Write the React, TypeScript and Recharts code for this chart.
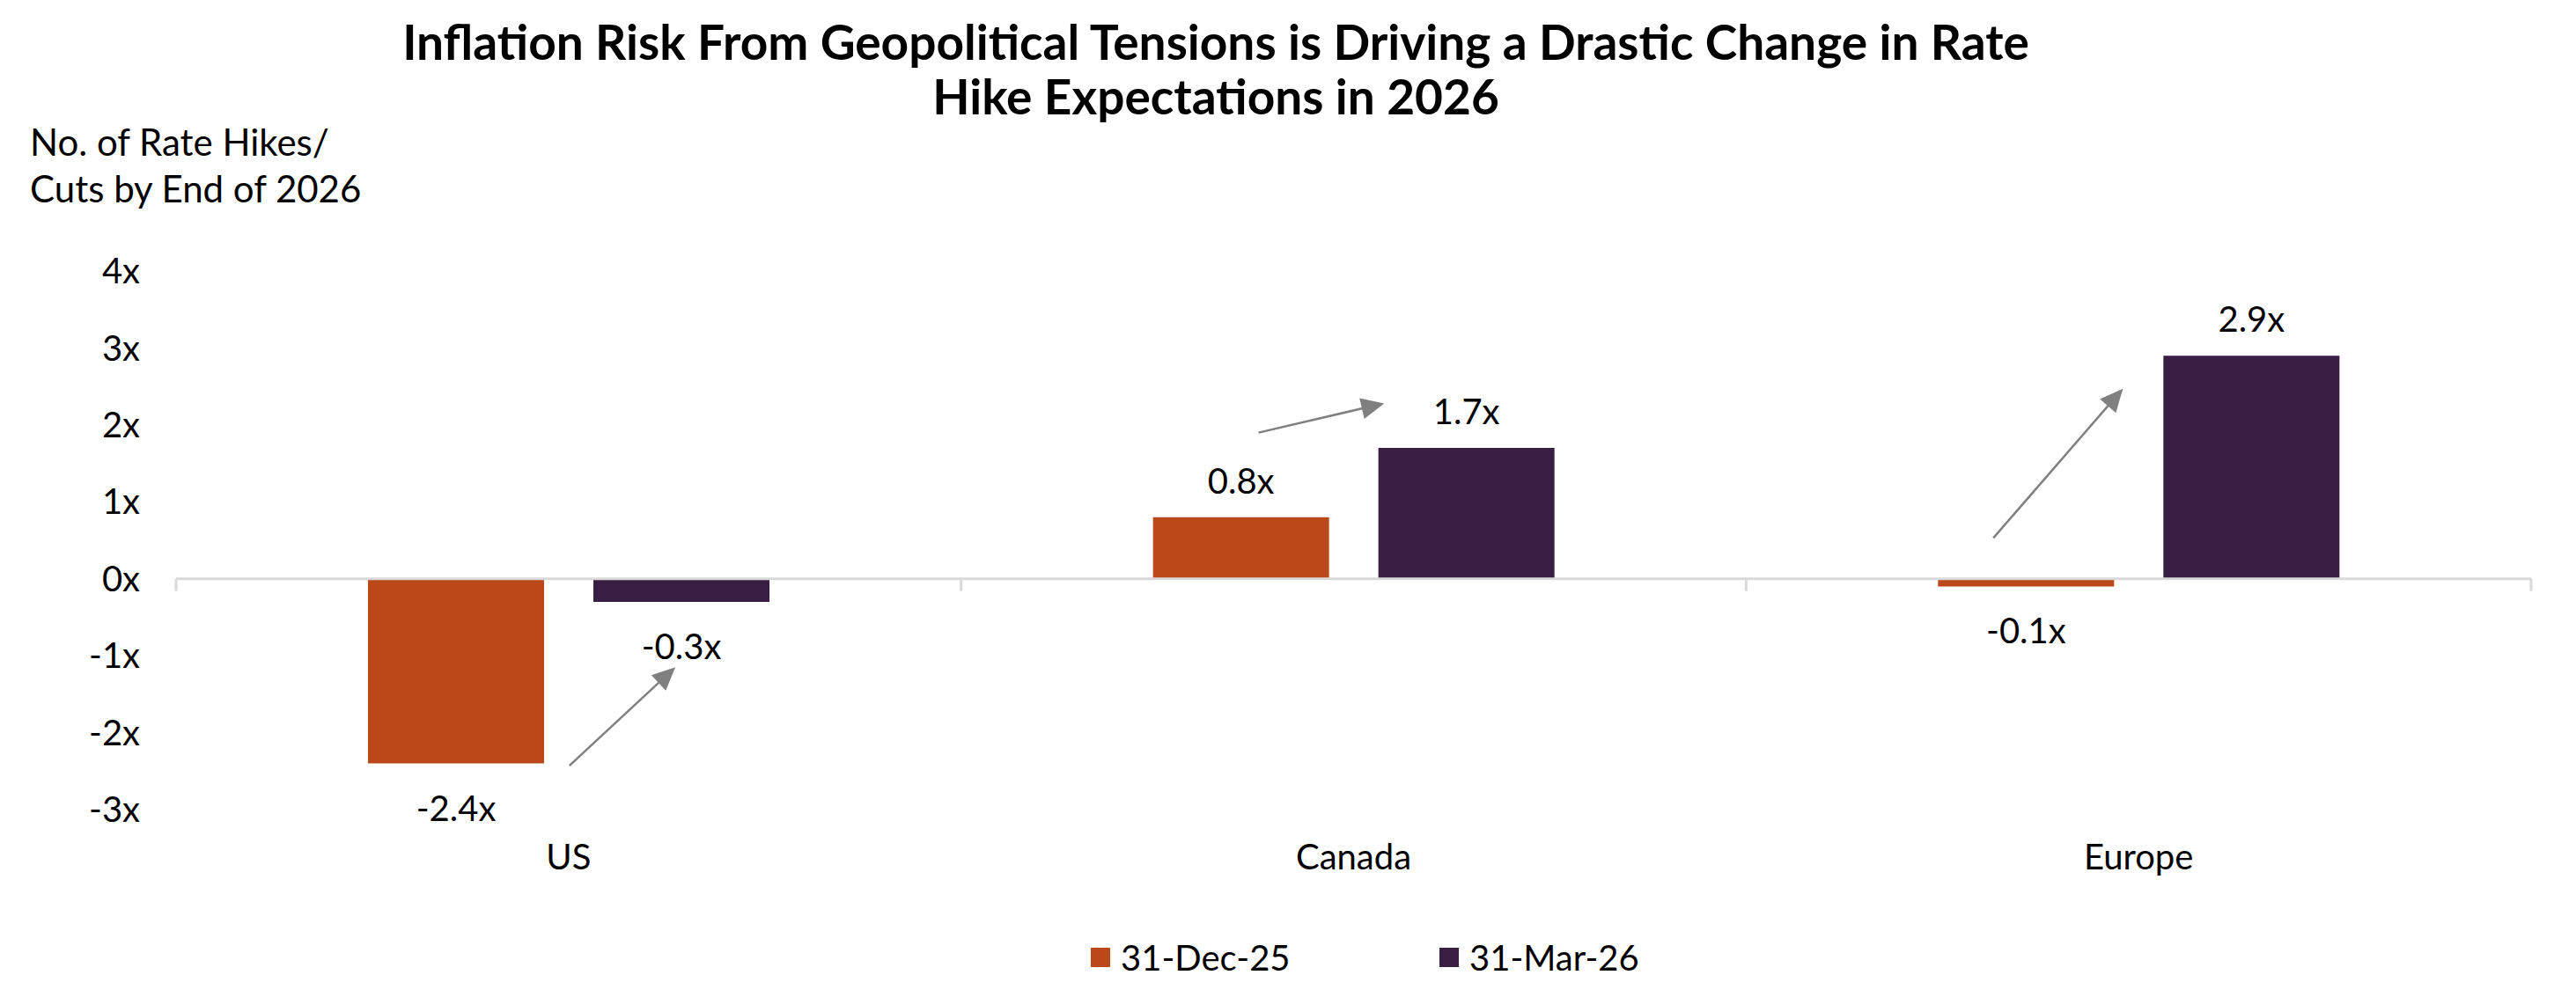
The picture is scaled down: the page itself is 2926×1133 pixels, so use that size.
import React from 'react';
import { BarChart, Bar, XAxis, YAxis, ReferenceLine, LabelList } from 'recharts';

const categories = ['US', 'Canada', 'Europe'];
const dec25 = [-2.4, 0.8, -0.1];
const mar26 = [-0.3, 1.7, 2.9];
const yTicks = [-3, -2, -1, 0, 1, 2, 3, 4];
const seriesNames = ['31-Dec-25', '31-Mar-26'];
const seriesColors = ['#BA4819', '#381E42'];

// arrow annotations, in (category-position, value) units
const arrowFrom = [
  { x: 0.501, y: -2.43 },
  { x: 1.379, y: 1.9 },
  { x: 2.315, y: 0.53 },
];
const arrowTo = [
  { x: 0.636, y: -1.15 },
  { x: 1.539, y: 2.28 },
  { x: 2.48, y: 2.47 },
];
const boundaries = [0, 1, 2, 3];

// pos = centre of each category band, for the hidden numeric axis
const data = categories.map((name, i) => ({ name, pos: i + 0.5, dec: dec25[i], mar: mar26[i] }));

const FONT = 'Lato, sans-serif';

const fmt = (v: number) => `${v.toFixed(1)}x`;

const BarLabel = (props: any) => {
  const { x, y, width, height, value } = props;
  const top = Math.min(y, y + height);
  const bottom = Math.max(y, y + height);
  const cy = value >= 0 ? top - 42 : bottom + 50;
  return (
    <text
      x={x + width / 2}
      y={cy}
      textAnchor="middle"
      dominantBaseline="central"
      fontSize={40}
      fontFamily={FONT}
      fill="#000"
    >
      {fmt(value)}
    </text>
  );
};

const Arrow = (props: any) => {
  const { x1, y1, x2, y2 } = props;
  const dx = x2 - x1;
  const dy = y2 - y1;
  const len = Math.sqrt(dx * dx + dy * dy) || 1;
  const ux = dx / len;
  const uy = dy / len;
  const hl = 26;
  const hw = 12;
  const bx = x2 - ux * hl;
  const by = y2 - uy * hl;
  const pts = `${x2},${y2} ${bx - uy * hw},${by + ux * hw} ${bx + uy * hw},${by - ux * hw}`;
  return (
    <g>
      <line x1={x1} y1={y1} x2={bx + ux * 2} y2={by + uy * 2} stroke="#808080" strokeWidth={2.5} />
      <polygon points={pts} fill="#808080" />
    </g>
  );
};

export default function App() {
  return (
    <div style={{ position: 'absolute', left: 0, top: 0, width: 2926, height: 1133, background: '#fff', fontFamily: FONT }}>
      <div
        style={{
          position: 'absolute',
          left: 0,
          width: 2762,
          top: 16,
          textAlign: 'center',
          fontWeight: 700,
          fontSize: 55,
          lineHeight: '62px',
          color: '#000',
        }}
      >
        Inflation Risk From Geopolitical Tensions is Driving a Drastic Change in Rate
        <br />
        Hike Expectations in 2026
      </div>
      <div style={{ position: 'absolute', left: 34, top: 135, fontSize: 42, lineHeight: '53px', color: '#000' }}>
        No. of Rate Hikes/
        <br />
        Cuts by End of 2026
      </div>

      <BarChart
        width={2926}
        height={1133}
        data={data}
        margin={{ top: 308, right: 51, bottom: 113, left: 0 }}
        barSize={200}
        barGap={56}
      >
        <XAxis
          dataKey="name"
          axisLine={false}
          tickLine={false}
          tickSize={0}
          tickMargin={40}
          height={100}
          tick={{ fontSize: 40, fontFamily: FONT, fill: '#000' }}
        />
        <XAxis xAxisId="num" dataKey="pos" type="number" scale="linear" domain={[0, 3]} allowDataOverflow hide />
        <YAxis
          domain={[-3, 4]}
          ticks={yTicks}
          interval={0}
          width={200}
          axisLine={false}
          tickLine={false}
          tickSize={0}
          tickMargin={41}
          tickFormatter={(v: number) => `${v}x`}
          tick={{ fontSize: 40, fontFamily: FONT, fill: '#000' }}
        />
        <Bar dataKey="dec" name={seriesNames[0]} fill={seriesColors[0]} isAnimationActive={false}>
          <LabelList dataKey="dec" content={BarLabel} />
        </Bar>
        <Bar dataKey="mar" name={seriesNames[1]} fill={seriesColors[1]} isAnimationActive={false}>
          <LabelList dataKey="mar" content={BarLabel} />
        </Bar>
        <ReferenceLine y={0} stroke="#D9D9D9" strokeWidth={3} />
        {boundaries.map((b) => (
          <ReferenceLine
            key={`b${b}`}
            xAxisId="num"
            segment={[
              { x: b, y: 0 },
              { x: b, y: -0.16 },
            ]}
            stroke="#D9D9D9"
            strokeWidth={3}
          />
        ))}
        {arrowFrom.map((f, i) => (
          <ReferenceLine
            key={`a${i}`}
            xAxisId="num"
            segment={[
              { x: f.x, y: f.y },
              { x: arrowTo[i].x, y: arrowTo[i].y },
            ]}
            shape={Arrow}
          />
        ))}
      </BarChart>

      {seriesNames.map((n, i) => (
        <div
          key={n}
          style={{
            position: 'absolute',
            left: i === 0 ? 1239 : 1635,
            top: 1064,
            height: 48,
            display: 'flex',
            alignItems: 'center',
            fontSize: 40,
            color: '#000',
          }}
        >
          <span style={{ width: 22, height: 22, background: seriesColors[i], marginRight: 12, display: 'inline-block' }} />
          {n}
        </div>
      ))}
    </div>
  );
}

+---+

Task statement: Restate the listing above word for word, and skip the pictures.

Completed task:
Write the React, TypeScript and Recharts code for this chart.
The picture is scaled down: the page itself is 2926×1133 pixels, so use that size.
import React from 'react';
import { BarChart, Bar, XAxis, YAxis, ReferenceLine, LabelList } from 'recharts';

const categories = ['US', 'Canada', 'Europe'];
const dec25 = [-2.4, 0.8, -0.1];
const mar26 = [-0.3, 1.7, 2.9];
const yTicks = [-3, -2, -1, 0, 1, 2, 3, 4];
const seriesNames = ['31-Dec-25', '31-Mar-26'];
const seriesColors = ['#BA4819', '#381E42'];

// arrow annotations, in (category-position, value) units
const arrowFrom = [
  { x: 0.501, y: -2.43 },
  { x: 1.379, y: 1.9 },
  { x: 2.315, y: 0.53 },
];
const arrowTo = [
  { x: 0.636, y: -1.15 },
  { x: 1.539, y: 2.28 },
  { x: 2.48, y: 2.47 },
];
const boundaries = [0, 1, 2, 3];

// pos = centre of each category band, for the hidden numeric axis
const data = categories.map((name, i) => ({ name, pos: i + 0.5, dec: dec25[i], mar: mar26[i] }));

const FONT = 'Lato, sans-serif';

const fmt = (v: number) => `${v.toFixed(1)}x`;

const BarLabel = (props: any) => {
  const { x, y, width, height, value } = props;
  const top = Math.min(y, y + height);
  const bottom = Math.max(y, y + height);
  const cy = value >= 0 ? top - 42 : bottom + 50;
  return (
    <text
      x={x + width / 2}
      y={cy}
      textAnchor="middle"
      dominantBaseline="central"
      fontSize={40}
      fontFamily={FONT}
      fill="#000"
    >
      {fmt(value)}
    </text>
  );
};

const Arrow = (props: any) => {
  const { x1, y1, x2, y2 } = props;
  const dx = x2 - x1;
  const dy = y2 - y1;
  const len = Math.sqrt(dx * dx + dy * dy) || 1;
  const ux = dx / len;
  const uy = dy / len;
  const hl = 26;
  const hw = 12;
  const bx = x2 - ux * hl;
  const by = y2 - uy * hl;
  const pts = `${x2},${y2} ${bx - uy * hw},${by + ux * hw} ${bx + uy * hw},${by - ux * hw}`;
  return (
    <g>
      <line x1={x1} y1={y1} x2={bx + ux * 2} y2={by + uy * 2} stroke="#808080" strokeWidth={2.5} />
      <polygon points={pts} fill="#808080" />
    </g>
  );
};

export default function App() {
  return (
    <div style={{ position: 'absolute', left: 0, top: 0, width: 2926, height: 1133, background: '#fff', fontFamily: FONT }}>
      <div
        style={{
          position: 'absolute',
          left: 0,
          width: 2762,
          top: 16,
          textAlign: 'center',
          fontWeight: 700,
          fontSize: 55,
          lineHeight: '62px',
          color: '#000',
        }}
      >
        Inflation Risk From Geopolitical Tensions is Driving a Drastic Change in Rate
        <br />
        Hike Expectations in 2026
      </div>
      <div style={{ position: 'absolute', left: 34, top: 135, fontSize: 42, lineHeight: '53px', color: '#000' }}>
        No. of Rate Hikes/
        <br />
        Cuts by End of 2026
      </div>

      <BarChart
        width={2926}
        height={1133}
        data={data}
        margin={{ top: 308, right: 51, bottom: 113, left: 0 }}
        barSize={200}
        barGap={56}
      >
        <XAxis
          dataKey="name"
          axisLine={false}
          tickLine={false}
          tickSize={0}
          tickMargin={40}
          height={100}
          tick={{ fontSize: 40, fontFamily: FONT, fill: '#000' }}
        />
        <XAxis xAxisId="num" dataKey="pos" type="number" scale="linear" domain={[0, 3]} allowDataOverflow hide />
        <YAxis
          domain={[-3, 4]}
          ticks={yTicks}
          interval={0}
          width={200}
          axisLine={false}
          tickLine={false}
          tickSize={0}
          tickMargin={41}
          tickFormatter={(v: number) => `${v}x`}
          tick={{ fontSize: 40, fontFamily: FONT, fill: '#000' }}
        />
        <Bar dataKey="dec" name={seriesNames[0]} fill={seriesColors[0]} isAnimationActive={false}>
          <LabelList dataKey="dec" content={BarLabel} />
        </Bar>
        <Bar dataKey="mar" name={seriesNames[1]} fill={seriesColors[1]} isAnimationActive={false}>
          <LabelList dataKey="mar" content={BarLabel} />
        </Bar>
        <ReferenceLine y={0} stroke="#D9D9D9" strokeWidth={3} />
        {boundaries.map((b) => (
          <ReferenceLine
            key={`b${b}`}
            xAxisId="num"
            segment={[
              { x: b, y: 0 },
              { x: b, y: -0.16 },
            ]}
            stroke="#D9D9D9"
            strokeWidth={3}
          />
        ))}
        {arrowFrom.map((f, i) => (
          <ReferenceLine
            key={`a${i}`}
            xAxisId="num"
            segment={[
              { x: f.x, y: f.y },
              { x: arrowTo[i].x, y: arrowTo[i].y },
            ]}
            shape={Arrow}
          />
        ))}
      </BarChart>

      {seriesNames.map((n, i) => (
        <div
          key={n}
          style={{
            position: 'absolute',
            left: i === 0 ? 1239 : 1635,
            top: 1064,
            height: 48,
            display: 'flex',
            alignItems: 'center',
            fontSize: 40,
            color: '#000',
          }}
        >
          <span style={{ width: 22, height: 22, background: seriesColors[i], marginRight: 12, display: 'inline-block' }} />
          {n}
        </div>
      ))}
    </div>
  );
}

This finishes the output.